公的医療制度を持続可能とし、また同時に医療費が国民生活への過度の負担とならないよう、風邪や花粉症といった軽微な症状であればセルフケアや薬局・ドラッグストアで対応する。これは海外諸国では定番の医療政策であり、妥当です。
日本が海外諸国と大きく異なる点は、諸外国では元々そうした観点から医療制度・医薬品販売制度を設計しているのに対し、日本では長年堅持してきた「軽微な症状でも医師への受診を促すフリーアクセス医療」からの転換であることです。
このため、OTC類似薬の保険適用除外に対する世論や有識者の反応も混乱しており、
「OTC類似薬は安全な分野であり問題ない。市販薬を購入し自分で治せばいい」 「医師から離れ、患者は自分で治療することになる。自己責任化は不適切だ」
などと、正反対の意見がそれぞれ噴出しています。
多少の違いはあるものの、いずれの国においても医薬品の販売・授与制度は基本的に同じ理念で設計されています。
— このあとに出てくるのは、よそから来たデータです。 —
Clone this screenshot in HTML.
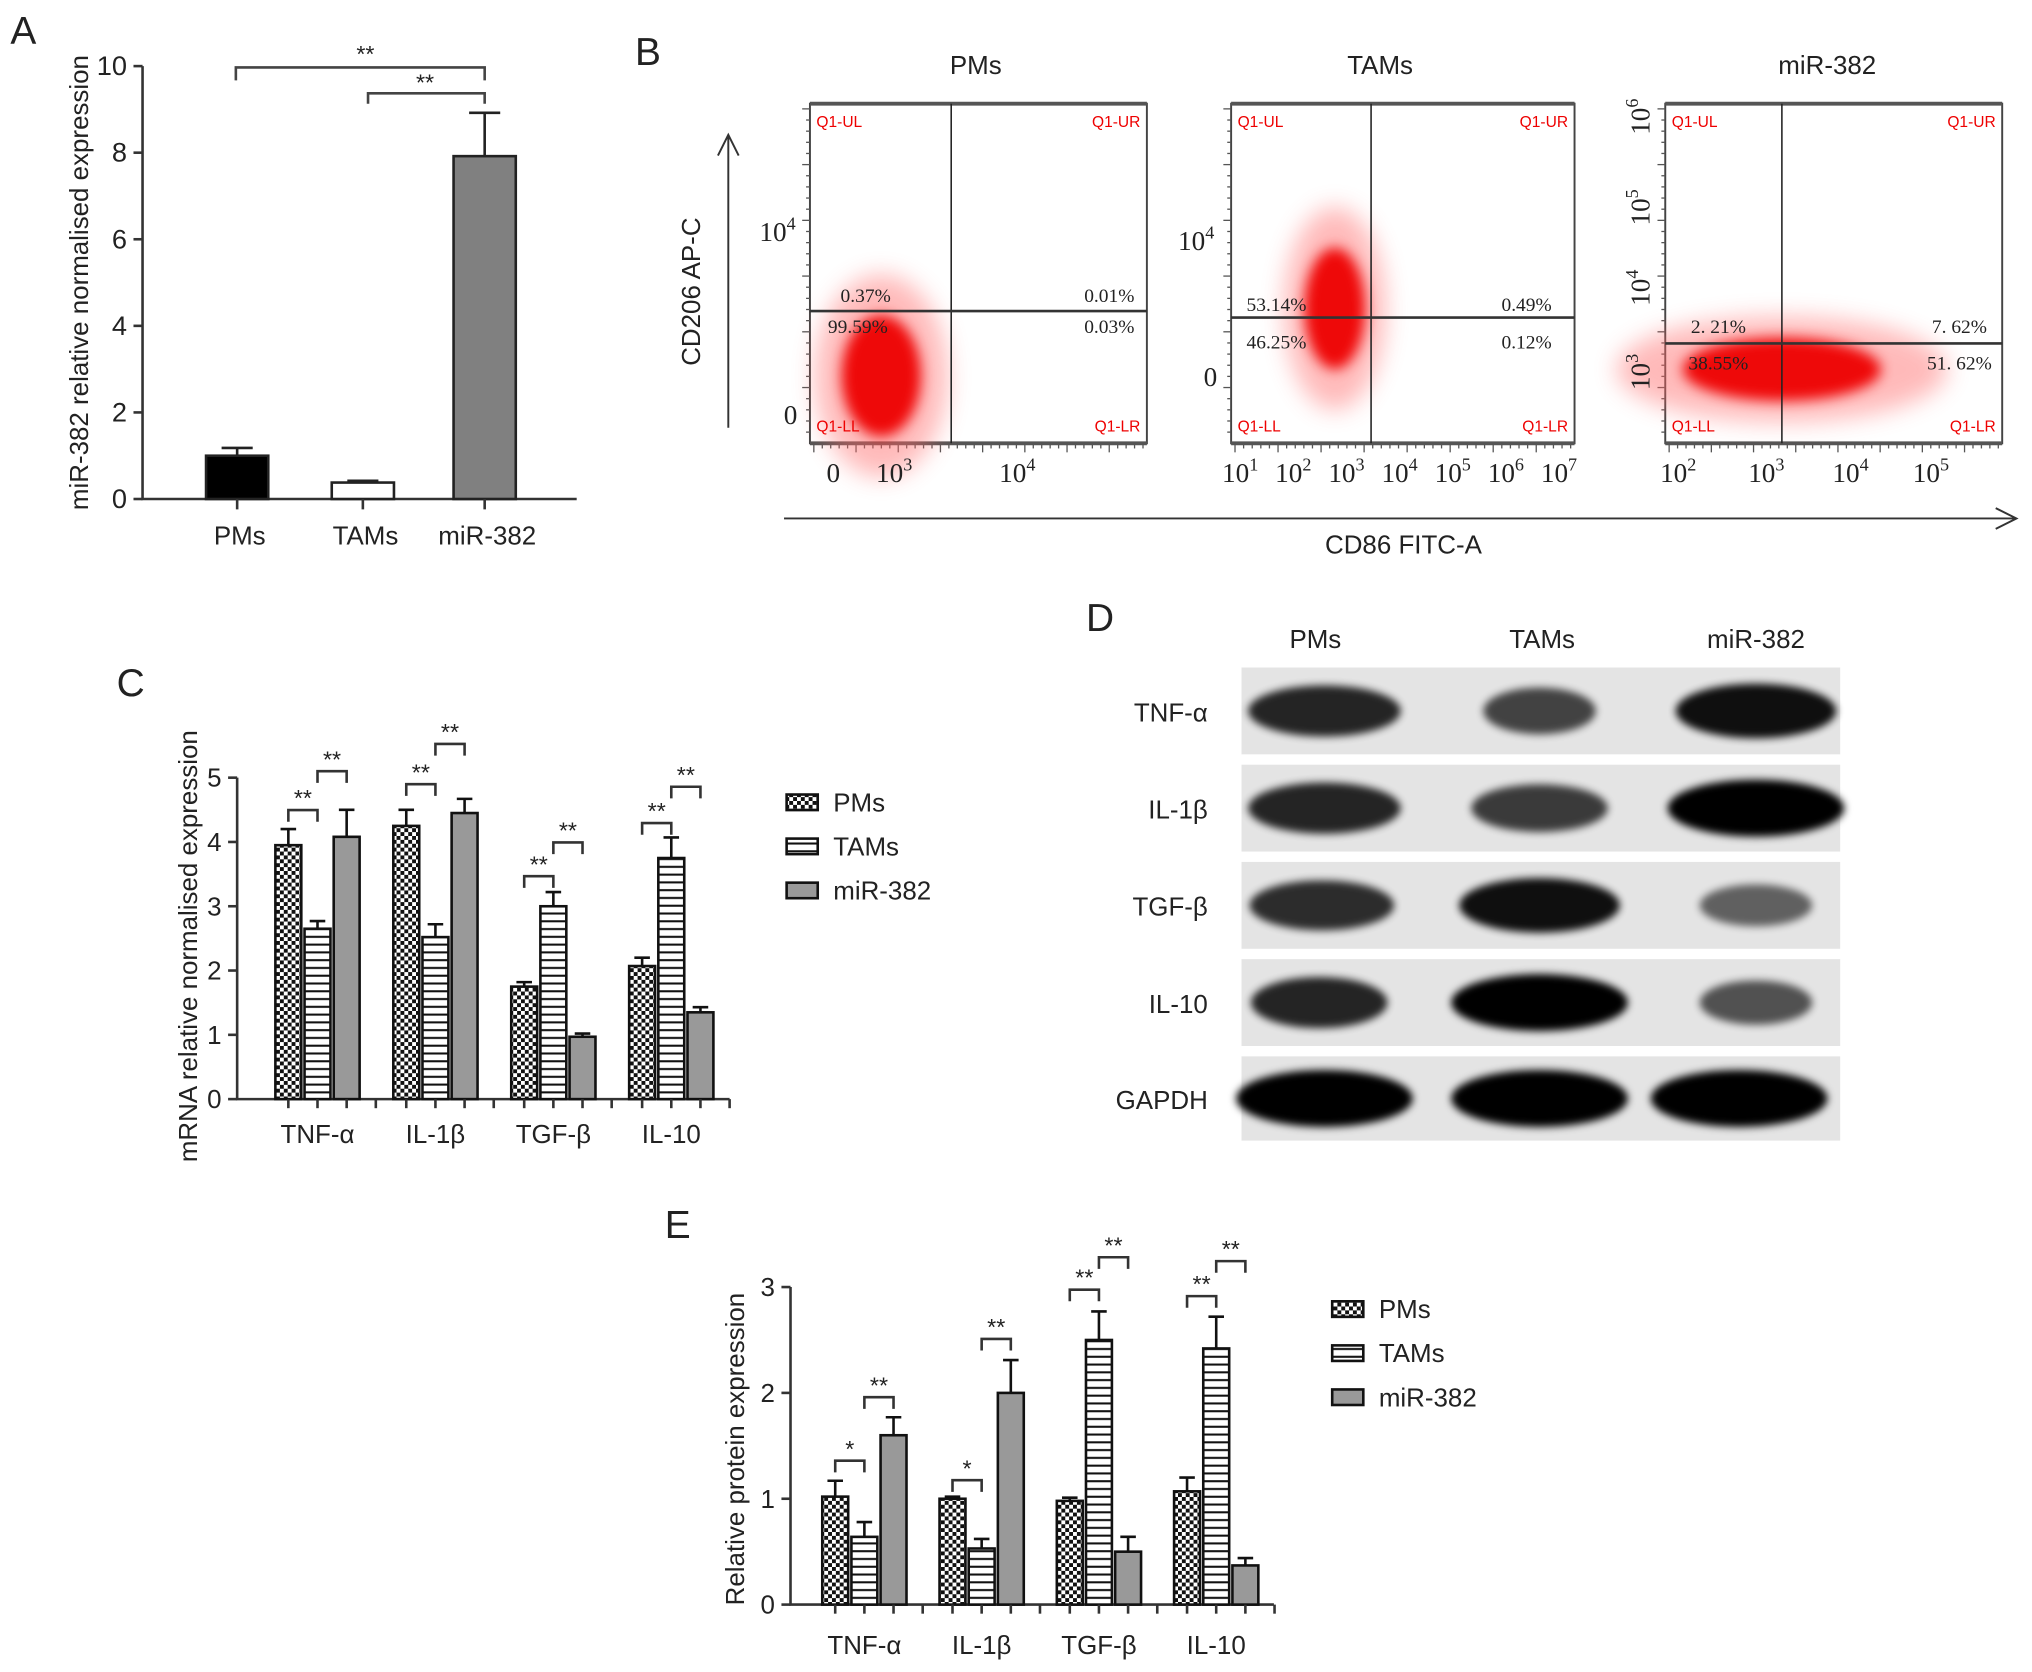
<!DOCTYPE html>
<html><head><meta charset="utf-8"><style>
html,body{margin:0;padding:0;background:#fff}
svg{display:block}
text{font-family:"Liberation Sans",sans-serif;fill:#222}
.serif{font-family:"Liberation Serif",serif}
</style></head><body>
<svg id="fig" width="2032" height="1672" viewBox="0 0 1568 1290" preserveAspectRatio="none" xmlns="http://www.w3.org/2000/svg">
<defs>
<pattern id="chk" width="6" height="6" patternUnits="userSpaceOnUse"><rect width="6" height="6" fill="#111"/><rect x="0" y="0" width="3" height="3" fill="#fff"/><rect x="3" y="3" width="3" height="3" fill="#fff"/></pattern>
<pattern id="hst" width="6" height="6" patternUnits="userSpaceOnUse"><rect width="6" height="6" fill="#fff"/><rect y="2" width="6" height="1.6" fill="#111"/></pattern>
<filter id="blur8" x="-50%" y="-50%" width="200%" height="200%"><feGaussianBlur stdDeviation="9"/></filter>
<filter id="blur5" x="-50%" y="-50%" width="200%" height="200%"><feGaussianBlur stdDeviation="5"/></filter>
<filter id="blur3" x="-50%" y="-50%" width="200%" height="200%"><feGaussianBlur stdDeviation="3"/></filter>
</defs>
<g id="root"></g>
</svg>
<script>
// Panel A data
const aCats = ["PMs","TAMs","miR-382"];
const aVals = [1.0, 0.38, 7.92];
const aErr = [0.18, 0.04, 1.0];
const aTicks = [0,2,4,6,8,10];
// Panel C data
const cCats = ["TNF-\u03b1","IL-1\u03b2","TGF-\u03b2","IL-10"];
const cPMs = [3.95, 4.25, 1.75, 2.07];
const cTAMs = [2.65, 2.52, 3.0, 3.75];
const cMiR = [4.08, 4.45, 0.97, 1.35];
const cPMsErr = [0.25, 0.25, 0.07, 0.13];
const cTAMsErr = [0.12, 0.2, 0.22, 0.32];
const cMiRErr = [0.42, 0.22, 0.05, 0.08];
const cTicks = [0,1,2,3,4,5];
// Panel E data
const eCats = ["TNF-\u03b1","IL-1\u03b2","TGF-\u03b2","IL-10"];
const ePMs = [1.02, 1.0, 0.98, 1.07];
const eTAMs = [0.64, 0.53, 2.5, 2.42];
const eMiR = [1.6, 2.0, 0.5, 0.37];
const ePMsErr = [0.15, 0.02, 0.03, 0.13];
const eTAMsErr = [0.14, 0.09, 0.27, 0.3];
const eMiRErr = [0.17, 0.31, 0.14, 0.07];
const eTicks = [0,1,2,3];
const eSig1 = ["*","*","**","**"];
const eSig2 = ["**","**","**","**"];

const NS="http://www.w3.org/2000/svg";
const root=document.getElementById('root');
function el(tag,attrs,parent,txt){const e=document.createElementNS(NS,tag);for(const k in attrs)e.setAttribute(k,attrs[k]);if(txt!==undefined)e.textContent=txt;(parent||root).appendChild(e);return e;}
function grp(name){const g=el('g',{});


return g;}

// ---------- Panel A ----------
(function(){
const g=grp('panel-a');
const t=el('text',{x:8,y:34,'font-size':30},g,'A');


const x0=110,xEnd=445,yBase=385,yTop=51,max=10;
const Y=v=>yBase-(v/max)*(yBase-yTop);
const ax=el('path',{d:`M${x0} ${yTop} V${yBase} H${xEnd}`,stroke:'#333','stroke-width':2,fill:'none'},g);


aTicks.forEach(v=>{el('line',{x1:x0-7,x2:x0,y1:Y(v),y2:Y(v),stroke:'#333','stroke-width':2},g);
const tl=el('text',{x:x0-12,y:Y(v)+7,'font-size':21,'text-anchor':'end'},g,String(v));

});
const cx=[183,280,374], fills=['#000','#fff','#808080'];
aCats.forEach((c,i)=>{const b=el('rect',{x:cx[i]-24,y:Y(aVals[i]),width:48,height:yBase-Y(aVals[i]),fill:fills[i],stroke:'#222','stroke-width':2},g);


el('path',{d:`M${cx[i]} ${Y(aVals[i])} V${Y(aVals[i]+aErr[i])} M${cx[i]-12} ${Y(aVals[i]+aErr[i])} H${cx[i]+12}`,stroke:'#222','stroke-width':2},g);
el('line',{x1:cx[i],x2:cx[i],y1:yBase,y2:yBase+8,stroke:'#333','stroke-width':2},g);
const lb=el('text',{x:cx[i]+2,y:420,'font-size':20,'text-anchor':'middle'},g,c);

});
el('path',{d:'M182 62 V52 H374 V62 M284 80 V72 H374 V80',stroke:'#444','stroke-width':2,fill:'none'},g);
el('text',{x:282,y:48,'font-size':18,'text-anchor':'middle'},g,'**');
el('text',{x:328,y:70,'font-size':18,'text-anchor':'middle'},g,'**');
const yl=el('text',{x:0,y:0,'font-size':20,'text-anchor':'middle',transform:'translate(68,218) rotate(-90)'},g,'miR-382 relative normalised expression');


})();

// ---------- Panel B ----------
(function(){
const g=grp('panel-b');
el('text',{x:490,y:50,'font-size':30},g,'B');
el('path',{d:'M562 330 V105 M554 120 L562 104 L570 120',stroke:'#333','stroke-width':1.5,fill:'none'},g);
el('text',{x:0,y:0,'font-size':20,'text-anchor':'middle',transform:'translate(540,225) rotate(-90)'},g,'CD206 AP-C');
el('path',{d:'M605 400 H1555 M1540 392 L1556 400 L1540 408',stroke:'#333','stroke-width':1.5,fill:'none'},g);
el('text',{x:1083,y:427,'font-size':20,'text-anchor':'middle'},g,'CD86 FITC-A');
const plots=[
 {t:'PMs',tx:753,x1:625,x2:885,gx:734,gy:240,cl:[680,290,34,52],pc:[['0.37%',668,233],['0.01%',856,233],['99.59%',662,257],['0.03%',856,257]]},
 {t:'TAMs',tx:1065,x1:950,x2:1215,gx:1058,gy:245,cl:[1030,238,26,52],pc:[['53.14%',985,240],['0.49%',1178,240],['46.25%',985,269],['0.12%',1178,269]]},
 {t:'miR-382',tx:1410,x1:1285,x2:1545,gx:1375,gy:265,cl:[1375,285,85,27],pc:[['2. 21%',1326,257],['7. 62%',1512,257],['38.55%',1326,285],['51. 62%',1512,285]]}
];
plots.forEach((p,i)=>{
 const pg=el('g',{},g);
 
 
 el('text',{x:p.tx,y:57,'font-size':20,'text-anchor':'middle'},pg,p.t);
 el('rect',{x:p.x1,y:80,width:p.x2-p.x1,height:262,fill:'#fff',stroke:'#444','stroke-width':1.5},pg);
 el('line',{x1:p.x1,x2:p.x2,y1:80,y2:80,stroke:'#555','stroke-width':3},pg);
 el('line',{x1:p.x1,x2:p.x2,y1:342,y2:342,stroke:'#555','stroke-width':3},pg);
 for(let k=0;k<40;k++){const xx=p.x1+3+k*(p.x2-p.x1-6)/39;el('line',{x1:xx,x2:xx,y1:342,y2:342+(k%5==0?7:4),stroke:'#555','stroke-width':1},pg);}
 for(let k=0;k<30;k++){const yy=84+k*8.6;el('line',{x1:p.x1,x2:p.x1-(k%5==0?6:3),y1:yy,y2:yy,stroke:'#555','stroke-width':1},pg);}
 const c=p.cl;
 el('ellipse',{cx:c[0],cy:c[1],rx:c[2]*1.5,ry:c[3]*1.5,fill:'#f66',opacity:0.45,filter:'url(#blur8)'},pg);
 el('ellipse',{cx:c[0],cy:c[1],rx:c[2]*0.9,ry:c[3]*0.9,fill:'#e00',opacity:0.95,filter:'url(#blur5)'},pg);
 el('line',{x1:p.gx,x2:p.gx,y1:80,y2:342,stroke:'#222','stroke-width':1.2},pg);
 el('line',{x1:p.x1,x2:p.x2,y1:p.gy,y2:p.gy,stroke:'#333','stroke-width':2},pg);
 [['Q1-UL',p.x1+5,98,'start'],['Q1-UR',p.x2-5,98,'end'],['Q1-LL',p.x1+5,333,'start'],['Q1-LR',p.x2-5,333,'end']].forEach(q=>el('text',{x:q[1],y:q[2],'font-size':12,'text-anchor':q[3],fill:'#e00',style:'fill:#e00'},pg,q[0]));
 p.pc.forEach(q=>el('text',{x:q[1],y:q[2],'font-size':15,'text-anchor':'middle',class:'serif'},pg,q[0]));
});
function pw(x,y,e,parent,rot){const t=el('text',{x:x,y:y,'font-size':21,'text-anchor':'middle',class:'serif'},parent||g);el('tspan',{},t,'10');el('tspan',{'font-size':14,dy:-9},t,e);if(rot)t.setAttribute('transform',`rotate(-90 ${x} ${y})`);return t;}
pw(600,186,'4');el('text',{x:610,y:327,'font-size':21,'text-anchor':'middle',class:'serif'},g,'0');
el('text',{x:643,y:372,'font-size':21,'text-anchor':'middle',class:'serif'},g,'0');pw(690,372,'3');pw(785,372,'4');
pw(923,193,'4');el('text',{x:934,y:298,'font-size':21,'text-anchor':'middle',class:'serif'},g,'0');
['1','2','3','4','5','6','7'].forEach((e,k)=>pw(957+k*41,372,e));
pw(1273,90,'6',g,true);pw(1273,160,'5',g,true);pw(1273,222,'4',g,true);pw(1273,287,'3',g,true);
pw(1295,372,'2');pw(1363,372,'3');pw(1428,372,'4');pw(1490,372,'5');
})();

// ---------- grouped bar helper ----------
function grouped(opts){
 const g=grp(opts.name);
 const Y=v=>opts.yBase-(v/opts.max)*(opts.yBase-opts.yTop);
 el('path',{d:`M${opts.x0} ${opts.yTop} V${opts.yBase} H${opts.xEnd}`,stroke:'#333','stroke-width':2,fill:'none'},g);
 opts.ticks.forEach(v=>{el('line',{x1:opts.x0-7,x2:opts.x0,y1:Y(v),y2:Y(v),stroke:'#333','stroke-width':2},g);
  const tl=el('text',{x:opts.x0-12,y:Y(v)+7,'font-size':20,'text-anchor':'end'},g,String(v));
  
  });
 const series=[opts.s1,opts.s2,opts.s3], errs=[opts.e1,opts.e2,opts.e3], fills=['url(#chk)','url(#hst)','#999'], sn=['pms','tams','mir-382'];
 opts.cats.forEach((c,i)=>{
  const gc=opts.g0+i*opts.gs;
  const xs=[gc-22.5,gc,gc+22.5];
  series.forEach((s,j)=>{const v=s[i],e=errs[j][i],x=xs[j];
   const b=el('rect',{x:x-10,y:Y(v),width:20,height:opts.yBase-Y(v),fill:fills[j],stroke:'#111','stroke-width':2},g);
   
   
   el('path',{d:`M${x} ${Y(v)} V${Y(v+e)} M${x-6} ${Y(v+e)} H${x+6}`,stroke:'#111','stroke-width':2},g);
   el('line',{x1:x,x2:x,y1:opts.yBase,y2:opts.yBase+7,stroke:'#333','stroke-width':2},g);
  });
  el('line',{x1:gc+45,x2:gc+45,y1:opts.yBase,y2:opts.yBase+7,stroke:'#333','stroke-width':2},g);
  const b1=opts.br1[i], b2=opts.br2[i];
  el('path',{d:`M${xs[0]} ${b1+9} V${b1} H${xs[1]} V${b1+9} M${xs[1]} ${b2+9} V${b2} H${xs[2]} V${b2+9}`,stroke:'#333','stroke-width':2,fill:'none'},g);
  el('text',{x:(xs[0]+xs[1])/2,y:b1-3,'font-size':18,'text-anchor':'middle'},g,opts.sig1[i]);
  el('text',{x:(xs[1]+xs[2])/2,y:b2-3,'font-size':18,'text-anchor':'middle'},g,opts.sig2[i]);
  const lb=el('text',{x:gc,y:opts.labY,'font-size':20,'text-anchor':'middle'},g,c);
  
  
 });
 const yl=el('text',{x:0,y:0,'font-size':20,'text-anchor':'middle',transform:`translate(${opts.ylx},${opts.yly}) rotate(-90)`},g,opts.ytitle);
 
 
 ['PMs','TAMs','miR-382'].forEach((n,j)=>{
  const lg=el('g',{},g);
  
  
  el('rect',{x:opts.lx,y:opts.ly+j*opts.lsp-6,width:24,height:12,fill:fills[j],stroke:'#111','stroke-width':2},lg);
  el('text',{x:opts.lx+36,y:opts.ly+j*opts.lsp+7,'font-size':20},lg,n);
 });
 return g;
}
el('text',{x:90,y:537,'font-size':30},root,'C');
grouped({name:'panel-c',x0:183,xEnd:563,yBase:848,yTop:600,max:5,ticks:cTicks,cats:cCats,s1:cPMs,s2:cTAMs,s3:cMiR,e1:cPMsErr,e2:cTAMsErr,e3:cMiRErr,g0:245,gs:91,
 br1:[625,605,676,635],br2:[595,574,650,607],sig1:['**','**','**','**'],sig2:['**','**','**','**'],labY:882,ylx:152,yly:730,ytitle:'mRNA relative normalised expression',lx:607,ly:619,lsp:34});
el('text',{x:513,y:955,'font-size':30},root,'E');
grouped({name:'panel-e',x0:610,xEnd:983,yBase:1238,yTop:993,max:3,ticks:eTicks,cats:eCats,s1:ePMs,s2:eTAMs,s3:eMiR,e1:ePMsErr,e2:eTAMsErr,e3:eMiRErr,g0:667,gs:90.5,
 br1:[1127,1142,995,1000],br2:[1078,1033,970,973],sig1:eSig1,sig2:eSig2,labY:1276,ylx:574,yly:1118,ytitle:'Relative protein expression',lx:1028,ly:1010,lsp:34});

// ---------- Panel D (western blot) ----------
(function(){
const g=grp('panel-d-western-blot');
el('text',{x:838,y:487,'font-size':30},g,'D');
[['PMs',1015],['TAMs',1190],['miR-382',1355]].forEach(h=>el('text',{x:h[1],y:500,'font-size':20,'text-anchor':'middle'},g,h[0]));
const rows=[['TNF-\u03b1',515,582,[[1022,0.75,0.95],[1188,0.55,0.7],[1355,0.9,1]]],
 ['IL-1\u03b2',590,657,[[1022,0.75,0.95],[1188,0.6,0.85],[1355,1,1.1]]],
 ['TGF-\u03b2',665,732,[[1020,0.7,0.9],[1188,0.9,1],[1355,0.35,0.7]]],
 ['IL-10',740,807,[[1018,0.75,0.85],[1188,1,1.1],[1355,0.45,0.7]]],
 ['GAPDH',815,880,[[1022,1,1.1],[1188,1,1.1],[1342,1,1.1]]]];
rows.forEach(r=>{
 const rg=el('g',{},g);
 
 
 el('text',{x:932,y:(r[1]+r[2])/2+8,'font-size':20,'text-anchor':'end'},rg,r[0]);
 el('rect',{x:958,y:r[1],width:462,height:r[2]-r[1],fill:'#e4e4e4'},rg);
 const cy=(r[1]+r[2])/2;
 r[3].forEach(b=>{el('ellipse',{cx:b[0],cy:cy,rx:62*b[2],ry:13+9*b[1],fill:'#000',opacity:0.35+0.65*b[1],filter:'url(#blur3)'},rg);});
});
})();
</script>
</body></html>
『医薬品利用に関するリスク(医薬品自体の副作用リスクと、症状・病気への適用の難しさ)』を考慮して複数のカテゴリーに区分し、
自由販売 < 薬局・ドラッグストアで販売 < 薬剤師が販売 < 医師が処方
と、段階的にルールを設定しています。
日本では、これまで軽微な症状でも病院を受診する医療制度・文化であったからこそ、「医師にかかる必要のない薬は自由に使えばよい」という国民的な理解が導かれています。市販薬購入時に薬剤師と相談する習慣がある人は多くありません。
同時に、今後は軽微な症状で病院に行きづらくなるからこそ、「医師にかかる必要のない薬を的確に利用し、病院受診が必要な状況があれば、確実に見極める必要」が生じます。